Error Logs: $ echo stop > /sys/class/remoteproc/remoteproc0/state ipa 1e40000.ipa: received modem stopping event remoteproc-modem: watchdog received: sys_m_smsm_mpss.c:291:APPS force stop qcom-q6v5-mss 4080000.remoteproc-modem: port failed halt ipa 1e40000.ipa: received modem offline event remoteproc0: stopped remote processor 4080000.remoteproc-modem
Fixes: 3b415c8fb263 ("remoteproc: q6v5: Extract common resource handling") Cc: stable@vger.kernel.org Signed-off-by: Sibi Sankar sibis@codeaurora.org
Are you sure you want to tolerate this behavior from MSS? This is a graceful shutdown, modem shouldn't have a problem completing the proper handshake. If they do, isn't that a bug on the modem side?

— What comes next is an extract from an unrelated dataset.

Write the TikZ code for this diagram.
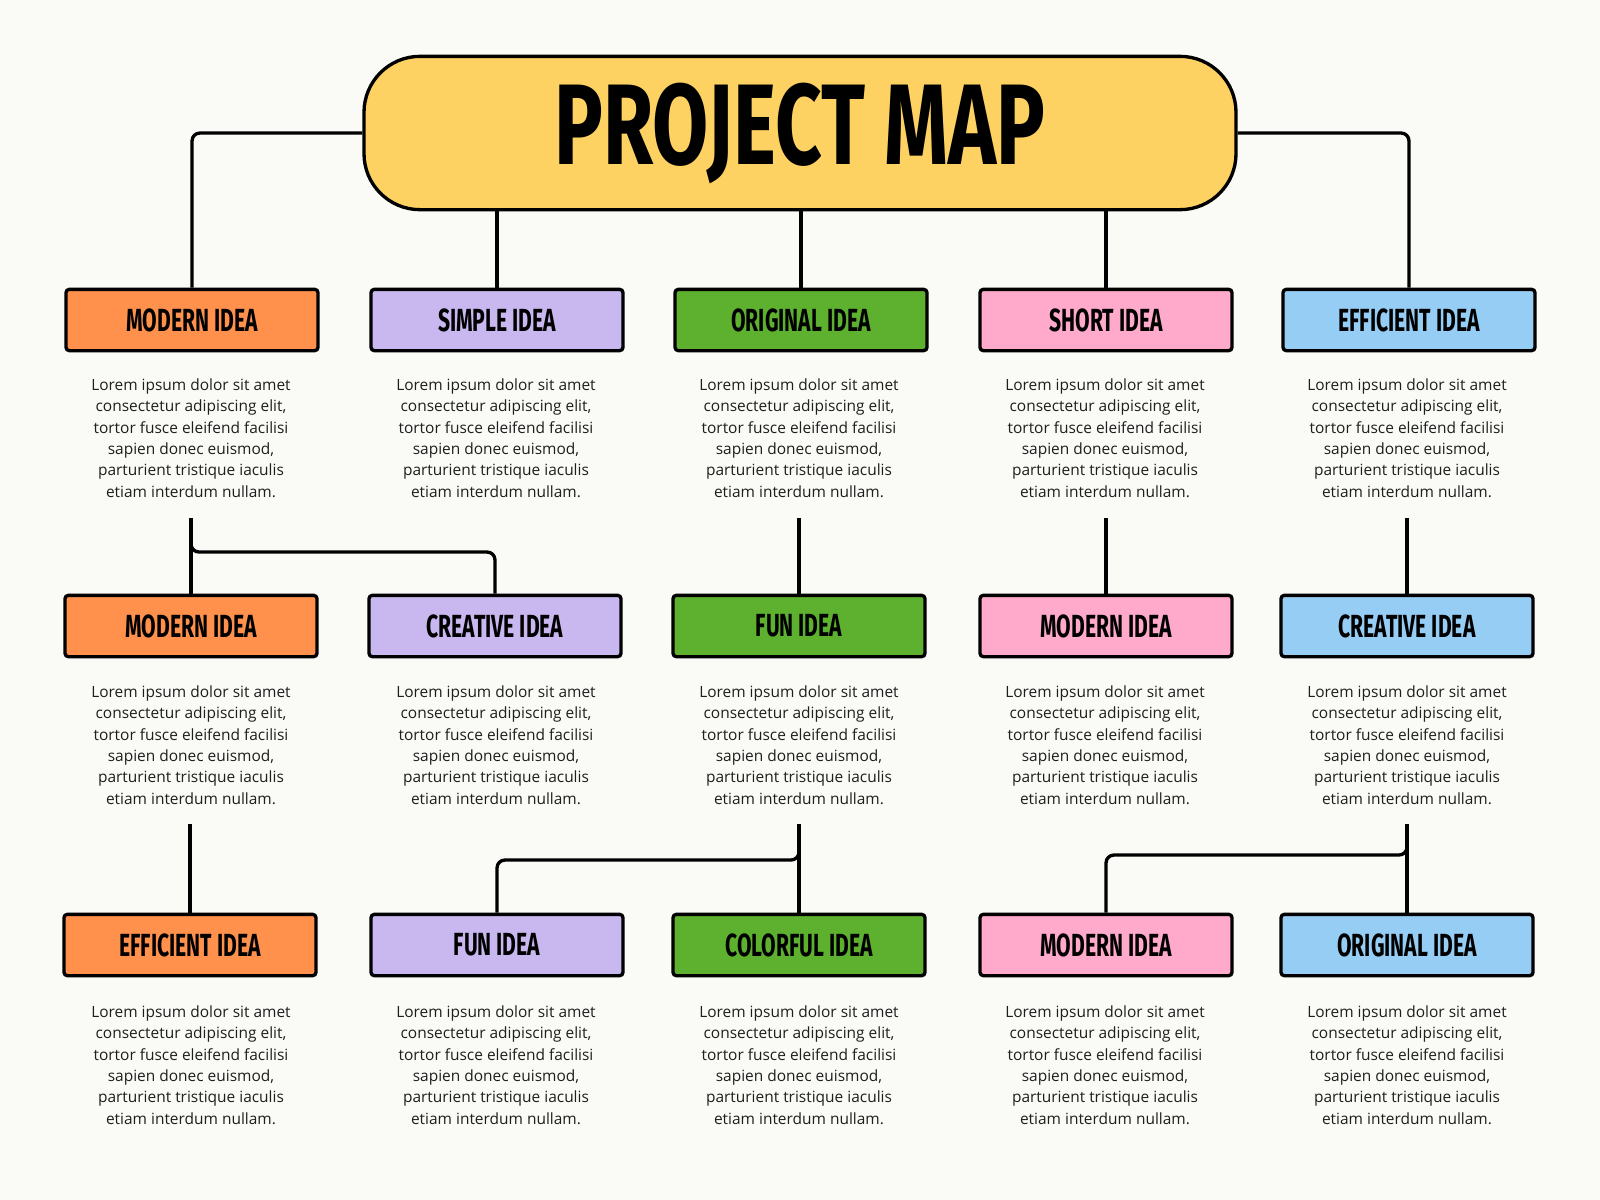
\documentclass[tikz,border=0pt]{standalone}
\usepackage{fontspec}
\setmainfont{Open Sans}
\newfontfamily\labelfont{Fira Sans}[UprightFont={* Bold}, FakeStretch=0.66]
\newfontfamily\titlefont{Fira Sans}[UprightFont={* Bold}, FakeStretch=0.71]
\usetikzlibrary{calc}
\definecolor{bgc}{HTML}{FAFAF6}
\definecolor{yel}{HTML}{FDD262}
\definecolor{ora}{HTML}{FF914D}
\definecolor{pur}{HTML}{C9B7F0}
\definecolor{gre}{HTML}{5DB12F}
\definecolor{pnk}{HTML}{FFA9CB}
\definecolor{blu}{HTML}{96CDF4}
\definecolor{txt}{HTML}{1E1E1E}
\tikzset{
  ideabox/.style={draw=black, line width=2.5pt, rounded corners=2.5pt,
    minimum width=189pt, minimum height=46pt, inner sep=0pt,
    font=\labelfont\fontsize{24}{24}\selectfont, text=black},
  bodytext/.style={align=center, font=\fontsize{11.6}{16}\selectfont, text=txt, inner sep=0pt},
  conn/.style={draw=black, line width=2.5pt, rounded corners=6pt},
}
\newcommand{\lorem}{Lorem ipsum dolor sit amet\\consectetur adipiscing elit,\\tortor fusce eleifend facilisi\\sapien donec euismod,\\parturient tristique iaculis\\etiam interdum nullam.}
\begin{document}
\begin{tikzpicture}[x=0.75pt, y=-0.75pt]
\fill[bgc] (0,0) rectangle (1600,1200);
\useasboundingbox (0,0) rectangle (1600,1200);

\node[draw=black, fill=yel, line width=2.5pt, rounded corners=42pt,
  minimum width=654pt, minimum height=115pt, inner sep=0pt,
  font=\titlefont\fontsize{86}{86}\selectfont] (title) at (800,133) {PROJECT MAP};

% row 1
\node[ideabox, fill=ora] (b11) at (192,320) {MODERN IDEA};
\node[ideabox, fill=pur] (b12) at (497,320) {SIMPLE IDEA};
\node[ideabox, fill=gre] (b13) at (801,320) {ORIGINAL IDEA};
\node[ideabox, fill=pnk] (b14) at (1106,320) {SHORT IDEA};
\node[ideabox, fill=blu] (b15) at (1409,320) {EFFICIENT IDEA};
% row 2
\node[ideabox, fill=ora] (b21) at (191,626) {MODERN IDEA};
\node[ideabox, fill=pur] (b22) at (495,626) {CREATIVE IDEA};
\node[ideabox, fill=gre] (b23) at (799,626) {FUN IDEA};
\node[ideabox, fill=pnk] (b24) at (1106,626) {MODERN IDEA};
\node[ideabox, fill=blu] (b25) at (1407,626) {CREATIVE IDEA};
% row 3
\node[ideabox, fill=ora] (b31) at (190,945) {EFFICIENT IDEA};
\node[ideabox, fill=pur] (b32) at (497,945) {FUN IDEA};
\node[ideabox, fill=gre] (b33) at (799,945) {COLORFUL IDEA};
\node[ideabox, fill=pnk] (b34) at (1106,945) {MODERN IDEA};
\node[ideabox, fill=blu] (b35) at (1407,945) {ORIGINAL IDEA};

% texts
\foreach \r/\y in {1/438, 2/745, 3/1065}{
  \foreach \c/\x in {1/191, 2/496, 3/799, 4/1105, 5/1407}{
    \node[bodytext] (t\r\c) at (\x,\y) {\lorem};
  }
}

% connectors from title
\draw[conn] (title.west) -| (b11.north);
\draw[conn] (title.east) -| (b15.north);
\draw[conn] (title.south -| b12.north) -- (b12.north);
\draw[conn] (title.south -| b13.north) -- (b13.north);
\draw[conn] (title.south -| b14.north) -- (b14.north);

% row1 -> row2
\coordinate (j1) at (191,518);
\coordinate (h1) at (495,552);
\draw[conn] (j1) -- (b21.north);
\draw[conn] (j1) |- (h1) -- (b22.north);
\coordinate (j13) at (799,518);
\draw[conn] (j13) -- (b23.north);
\coordinate (j14) at (1106,518);
\draw[conn] (j14) -- (b24.north);
\coordinate (j15) at (1407,518);
\draw[conn] (j15) -- (b25.north);

% row2 -> row3
\coordinate (j21) at (190,824);
\draw[conn] (j21) -- (b31.north);
\coordinate (j3) at (799,824);
\coordinate (h3) at (497,860);
\draw[conn] (j3) -- (b33.north);
\draw[conn] (j3) |- (h3) -- (b32.north);
\coordinate (j5) at (1407,824);
\coordinate (h5) at (1106,855);
\draw[conn] (j5) -- (b35.north);
\draw[conn] (j5) |- (h5) -- (b34.north);
\end{tikzpicture}
\end{document}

The graceful shutdown is achieved though sysmon (enabled using CONFIG_QCOM_SYSMON). When sysmon is enabled we get a shutdown-ack when we try to stop the modem, post which request stop is a basically a nop. Request stop is done to force stop the modem during failure cases (like rmtfs is not running and so on) and we do want to mask the wdog that we get during this scenario ( The locking already prevents the servicing of the wdog during shutdown, the check just prevents the scheduling of crash handler and err messages associated with it). Also this check was always present and was missed during common q6v5 resource helper migration, hence the unused running state in mss driver.
So you're saying that the intention of the ->running check already in q6v5_wdog_interrupt() was to allow either the stop-ack or wdog interrupt to complete the stop. This patch just fixes a regression introduced during the refactor. This patch seems ok to me then. It still sort of seems like a bug that the modem responds arbitrarily in one of two ways, even to a "harsh" shutdown request.
I think the patch properly fixes this regression, but I share your concern about the fact that we omit an entire category of shutdown-related crashes from being reported.
The problem I presume with the current behavior is that the shutdown will race against the crash handler - which might boot the remoteproc up again while the shutdown is progressing.
So I'm okay with this fix for the immediate problem, but think it would be nice if we could report the issue appropriately and then finalize the shutdown.
I wasn't aware of QCOM_SYSMON. Reading it now, It seems like kind of a lot... do I really need all this? Can I get by with just remoteproc stops?
It used to be that we set one bit in shared memory and sent an interrupt and the modem would set another bit and interrupt us back when it was done shutting down...
Anyway, for this patch:
Reviewed-by: Evan Green evgreen@chromium.org
Thanks, Bjorn